キャビネットは、帰宅後にバッグや買い物袋を一時置きするのに便利。バッグはそのまま土間空間に置けて、リビングに持ち込まなくて済むから衛生的です。玄関を開けた瞬間に素敵な空間が広がることで、帰宅するたびに気分が上がるのだとか。
まもなくオープン
リノベーションから1年6ヶ月、この家での暮らしにすっかり馴染んできているというMさん。
特に壁に造作棚やニッチを設けたことが大正解で、棚は入れるものに合わせて設計しているから見た目も美しく、収納家具を置かなくて済むので床が広々使えています。

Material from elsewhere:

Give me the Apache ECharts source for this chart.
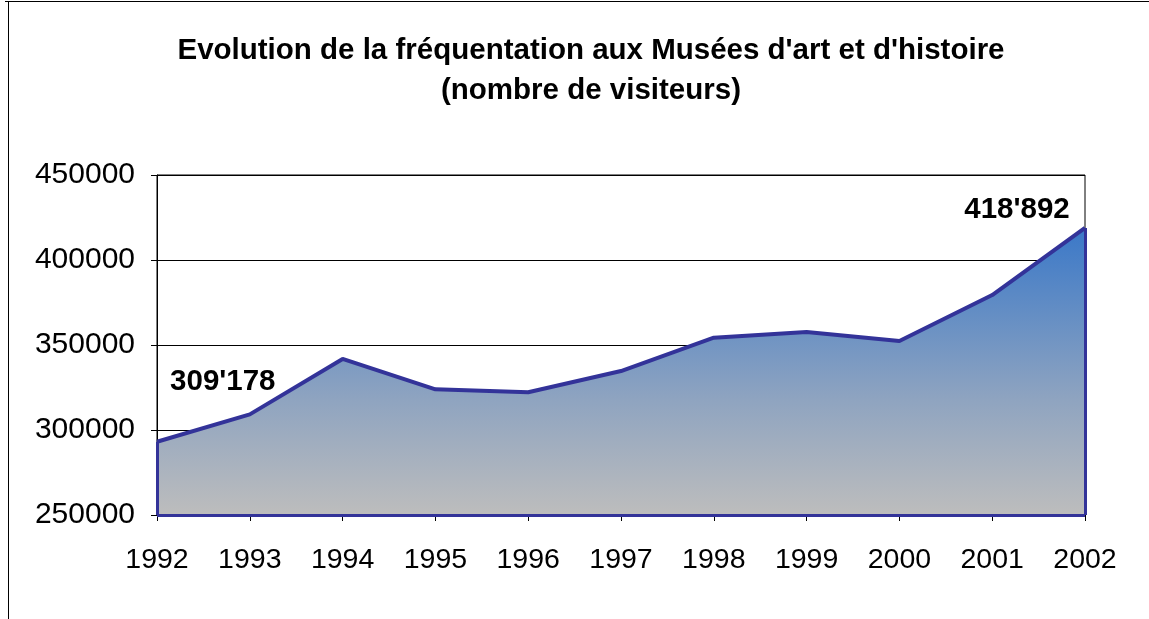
<!DOCTYPE html>
<html>
<head>
<meta charset="utf-8">
<script src="https://cdn.jsdelivr.net/npm/echarts@6/dist/echarts.min.js"></script>
<style>
  html, body { margin: 0; padding: 0; background: #fff; }
  #main { width: 1149px; height: 619px; }
</style>
</head>
<body>
<div id="main"></div>
<script>
// données
const years = ['1992', '1993', '1994', '1995', '1996', '1997', '1998', '1999', '2000', '2001', '2002']
const visiteurs = [293100, 309178, 341800, 323900, 322200, 334700, 354300, 357600, 352400, 379400, 418892]
const yTicks = [250000, 300000, 350000, 400000, 450000]
// points annotés et décalage de l'étiquette
const labelled = { '1993': [-27, -33], '2002': [-68, -18] }

const fmt = v => String(v).replace(/\B(?=(\d{3})+(?!\d))/g, "'")

const seriesData = visiteurs.map((v, i) => {
  const off = labelled[years[i]]
  if (!off) return v
  return {
    value: v,
    label: {
      show: true,
      position: 'inside',
      offset: off,
      formatter: p => fmt(p.value),
      fontFamily: 'Liberation Sans, Arial, sans-serif',
      fontWeight: 'bold',
      fontSize: 29.5,
      color: '#000'
    }
  }
})

const last = years.length - 1
const chart = echarts.init(document.getElementById('main'))
chart.setOption({
  animation: false,
  textStyle: { fontFamily: 'Liberation Sans, Arial, sans-serif' },
  title: {
    text: "Evolution de la fréquentation aux Musées d'art et d'histoire\n(nombre de visiteurs)",
    left: 586,
    top: 26,
    textAlign: 'center',
    textStyle: {
      fontFamily: 'Liberation Sans, Arial, sans-serif',
      fontWeight: 'bold',
      fontSize: 29.5,
      lineHeight: 40,
      color: '#000'
    }
  },
  graphic: [
    { type: 'line', shape: { x1: 5, y1: 1.5, x2: 1149, y2: 1.5 }, style: { stroke: '#000', lineWidth: 1 } },
    { type: 'line', shape: { x1: 8.5, y1: 1, x2: 8.5, y2: 619 }, style: { stroke: '#000', lineWidth: 1 } }
  ],
  grid: {
    left: 157,
    right: 64,
    top: 175,
    bottom: 104,
    show: true,
    borderColor: '#000',
    borderWidth: 1
  },
  xAxis: {
    type: 'category',
    data: years,
    boundaryGap: false,
    axisLine: { lineStyle: { color: '#000', width: 1 } },
    axisTick: { alignWithLabel: true, length: 6, lineStyle: { color: '#000' } },
    axisLabel: { margin: 31, fontSize: 28.5, color: '#000' },
    splitLine: { show: false }
  },
  yAxis: {
    type: 'value',
    min: yTicks[0],
    max: yTicks[yTicks.length - 1],
    interval: 50000,
    axisLine: { show: true, lineStyle: { color: '#000', width: 1 } },
    axisTick: { show: true, length: 6, lineStyle: { color: '#000' } },
    axisLabel: { margin: 22, fontSize: 30, color: '#000', formatter: v => String(v) },
    splitLine: { show: true, lineStyle: { color: '#000', width: 1 } }
  },
  series: [
    {
      type: 'line',
      data: seriesData,
      symbol: 'circle',
      symbolSize: 0,
      showSymbol: true,
      lineStyle: { color: '#333399', width: 4 },
      itemStyle: { color: '#333399' },
      areaStyle: {
        opacity: 1,
        color: new echarts.graphic.LinearGradient(0, 0, 0, 1, [
          { offset: 0, color: '#3a78c8' },
          { offset: 0.6, color: '#8fa4c0' },
          { offset: 1, color: '#bdbdbd' }
        ])
      },
      markLine: {
        silent: true,
        symbol: 'none',
        label: { show: false },
        lineStyle: { color: '#333399', type: 'solid', width: 3 },
        data: [
          [{ coord: [years[0], yTicks[0]] }, { coord: [years[0], visiteurs[0]] }],
          [{ coord: [years[last], yTicks[0]] }, { coord: [years[last], visiteurs[last]] }],
          [{ coord: [years[0], yTicks[0]] }, { coord: [years[last], yTicks[0]] }]
        ]
      }
    }
  ]
})
</script>
</body>
</html>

「こんな家がほしい、こんな暮らしがしたいと明確な理想があるなら、絶対にリノベがいいと思います。設計デザイナーさんは『こんなこともできるんだ』と驚くような提案をたくさんしてくれて、私たちが考えていたことは全然たいしたことじゃなかったと分かりました。やっぱりプロ、すごく勉強になりましたね」と、奥様。
それぞれの仕事柄、休日が合わないものの、ご主人は読書やネットサーフィン、奥様はお掃除と、思い思いに家での休日をエンジョイ中。世情の影響で友人を呼ぶ計画はまだ実現していませんが、ようやく落ち着きを取り戻しはじめた昨今、“家なかレストラン”のオープン日も間近の予感です。
「以前は『こんなインテリアいいな』と思っても、どうせ賃貸の空間には合わないと思って買えなかったけど、今は欲しいものが買えるようになりました。こだわりって際限がないから、まだ満足していないですけど、確実に幸せになっています。新しいものが仲間入りしたら、よさそうな場所に置いて写真を撮って、俯瞰目線でチェックするんですよ。もっとこうした方がカッコイイなとか。あ、インスタグラムはやってないですけど(笑)」と、ご主人は笑います。
これからはこの空間に友人の笑い声や料理の香りも加わって、ますますMさんらしい家に育っていくことでしょう。